:: Objective ::
Everything from the first line of the data below through the line that contains "return tuple(c *" should be written out exactly, please, and nothing more; the pictures stay out.

:: Data rows ::

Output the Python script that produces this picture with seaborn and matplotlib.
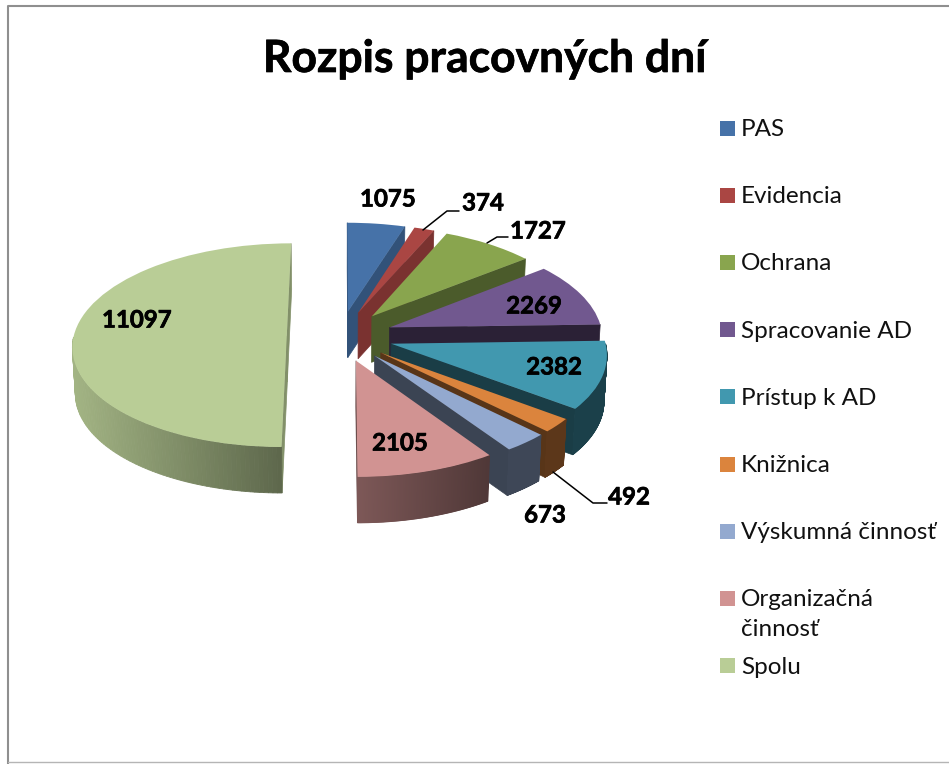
import numpy as np
import seaborn as sns
import matplotlib.pyplot as plt
import matplotlib.patheffects as pe
from matplotlib.patches import Rectangle
from matplotlib.transforms import Transform

categories = ['PAS', 'Evidencia', 'Ochrana', 'Spracovanie AD', 'Prístup k AD',
              'Knižnica', 'Výskumná činnosť', 'Organizačná\nčinnosť', 'Spolu']
values = [1075, 374, 1727, 2269, 2382, 492, 673, 2105, 11097]
colors = ['#4672a8', '#aa4643', '#89a54e', '#71588f', '#4198af',
          '#db843d', '#93a9cf', '#d19392', '#b9cd96']
# label centres on the picture, same order as values
label_pos = [(388, 199), (483, 203), (538, 231), (534, 306), (554, 367),
             (629, 497), (545, 515), (400, 443), (137, 320)]
# darkening of the outer wall, left end to right end
rim_shade = [(.5, .5), (.5, .5), (.5, .5), (.4, .4), (.42, .42),
             (.42, .42), (.42, .42), (.6, .38), (.88, .5)]
side_shade = [.72, .72, .55, .38, .4, .4, .4, .5, .7]
leaders = [[(423, 230), (447, 211), (459, 211)],
           [(487, 243), (497, 237), (508, 237)],
           [(553, 472), (593, 503), (607, 503)]]

# fake 3d view
XV, YV = 340, 336
A, B, P = 213, 101, .09
H = 46


def project(x, y, z=0.0):
    s = 1 / (1 + P * np.asarray(y))
    px = XV + A * np.asarray(x) * s * (1 - .011 * z / H)
    py = YV - B * np.asarray(y) * s + z
    return px, py


class Tilted(Transform):
    input_dims = 2
    output_dims = 2
    has_inverse = False

    def transform_non_affine(self, values):
        values = np.asarray(values)
        return np.column_stack(project(values[:, 0], values[:, 1]))


def shade(hex_color, f):
    return tuple(c * f for c in sns.color_palette([hex_color])[0])


def draw_walls(ax, wedge, rim, side):
    cx, cy = wedge.center
    zo = wedge.get_zorder() - .5
    # flat cut faces
    for t, f in ((wedge.theta1, 1), (wedge.theta2, -1)):
        rad = np.radians(t)
        if f * np.cos(rad) < -1e-6:
            continue
        xs = np.array([cx, cx + np.cos(rad)])
        ys = np.array([cy, cy + np.sin(rad)])
        x0, y0 = project(xs, ys)
        x1, y1 = project(xs, ys, H)
        ax.fill(np.r_[x0, x1[::-1]], np.r_[y0, y1[::-1]],
                color=side, lw=.5, zorder=zo)
    # outer wall, only the part that faces the viewer
    t = np.radians(np.linspace(wedge.theta1, wedge.theta2, 160))
    t = t[np.sin(t) < 0]
    if len(t) < 2:
        return
    xs, ys = cx + np.cos(t), cy + np.sin(t)
    x0, y0 = project(xs, ys)
    x1, y1 = project(xs, ys, H)
    left, right = x0.min(), x0.max()
    for i in range(len(t) - 1):
        k = (x0[i] - left) / max(right - left, 1)
        f = rim[0] + (rim[1] - rim[0]) * k
        ax.fill([x0[i], x0[i + 1], x1[i + 1], x1[i]],
                [y0[i], y0[i + 1], y1[i + 1], y1[i]],
                color=shade(wedge.get_facecolor()[:3], f), lw=.6, zorder=zo)


sns.set_theme(style='white')
plt.rcParams['font.family'] = ['Lato', 'DejaVu Sans']

fig, ax = plt.subplots(figsize=(9.49, 7.64), dpi=100)
fig.subplots_adjust(0, 0, 1, 1)

wedges, _ = ax.pie(values, colors=colors, startangle=90, counterclock=False,
                   explode=[.25] * len(values), radius=1)
ax.set_aspect('auto')
ax.set_xlim(0, 949)
ax.set_ylim(764, 0)
ax.axis('off')

tilted = Tilted() + ax.transData
order = [8, 0, 1, 2, 3, 4, 5, 6, 7]
for z, i in enumerate(order):
    w = wedges[i]
    w.set_zorder(2 + z)
    w.set_transform(tilted)
    w.set_linewidth(0)
    w.set_clip_on(False)
    draw_walls(ax, w, rim_shade[i], shade(colors[i], side_shade[i]))

heavy = [pe.withStroke(linewidth=.5, foreground='black')]
for (x, y), val in zip(label_pos, values):
    ax.text(x, y, str(val), ha='center', va='center', fontsize=17.3,
            fontweight='bold', color='black', zorder=20, path_effects=heavy)
for pts in leaders:
    ax.plot(*zip(*pts), color='black', lw=1.1, zorder=20)

ax.text(485, 59, 'Rozpis pracovných dní', ha='center', va='center',
        fontsize=32, fontweight='bold', color='black', path_effects=heavy)

# legend, the two line entry does not push the next one down
for i, cat in enumerate(categories):
    y = 128 + i * 67.2
    ax.add_patch(Rectangle((720, y - 7.5), 15, 15, color=colors[i], lw=0))
    for j, line in enumerate(cat.split('\n')):
        ax.text(741, y + 1.5 + j * 30, line, ha='left', va='center',
                fontsize=17.5, color='#111111')

# chart frame
ax.plot([8, 8, 949], [764, 5.5, 5.5], color='#8f8f8f', lw=1.5, zorder=1)
ax.plot([8, 949], [762, 762], color='#b5b5b5', lw=1, zorder=1)

fig.savefig('out.png', dpi=100)
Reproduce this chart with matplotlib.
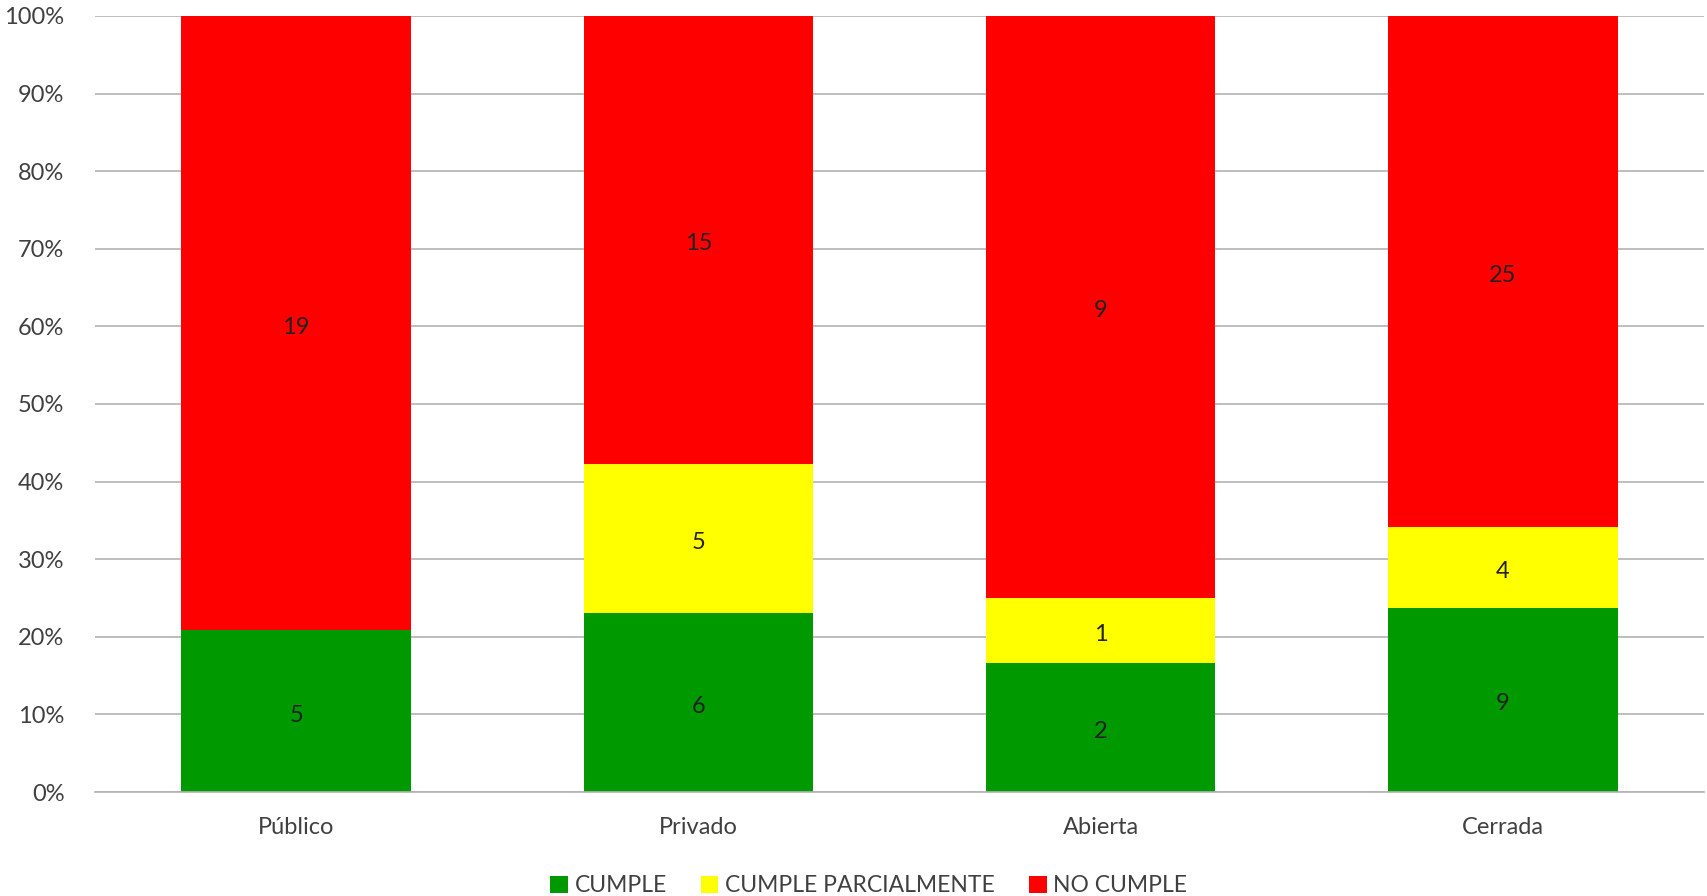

:: Answer below ::
Output the Python script that produces this picture with seaborn and matplotlib.
import numpy as np
import seaborn as sns
import matplotlib.pyplot as plt
import matplotlib.patheffects as pe
from matplotlib.patches import Rectangle
from matplotlib.transforms import Transform

categories = ['PAS', 'Evidencia', 'Ochrana', 'Spracovanie AD', 'Prístup k AD',
              'Knižnica', 'Výskumná činnosť', 'Organizačná\nčinnosť', 'Spolu']
values = [1075, 374, 1727, 2269, 2382, 492, 673, 2105, 11097]
colors = ['#4672a8', '#aa4643', '#89a54e', '#71588f', '#4198af',
          '#db843d', '#93a9cf', '#d19392', '#b9cd96']
# label centres on the picture, same order as values
label_pos = [(388, 199), (483, 203), (538, 231), (534, 306), (554, 367),
             (629, 497), (545, 515), (400, 443), (137, 320)]
# darkening of the outer wall, left end to right end
rim_shade = [(.5, .5), (.5, .5), (.5, .5), (.4, .4), (.42, .42),
             (.42, .42), (.42, .42), (.6, .38), (.88, .5)]
side_shade = [.72, .72, .55, .38, .4, .4, .4, .5, .7]
leaders = [[(423, 230), (447, 211), (459, 211)],
           [(487, 243), (497, 237), (508, 237)],
           [(553, 472), (593, 503), (607, 503)]]

# fake 3d view
XV, YV = 340, 336
A, B, P = 213, 101, .09
H = 46


def project(x, y, z=0.0):
    s = 1 / (1 + P * np.asarray(y))
    px = XV + A * np.asarray(x) * s * (1 - .011 * z / H)
    py = YV - B * np.asarray(y) * s + z
    return px, py


class Tilted(Transform):
    input_dims = 2
    output_dims = 2
    has_inverse = False

    def transform_non_affine(self, values):
        values = np.asarray(values)
        return np.column_stack(project(values[:, 0], values[:, 1]))


def shade(hex_color, f):
    return tuple(c * f for c in sns.color_palette([hex_color])[0])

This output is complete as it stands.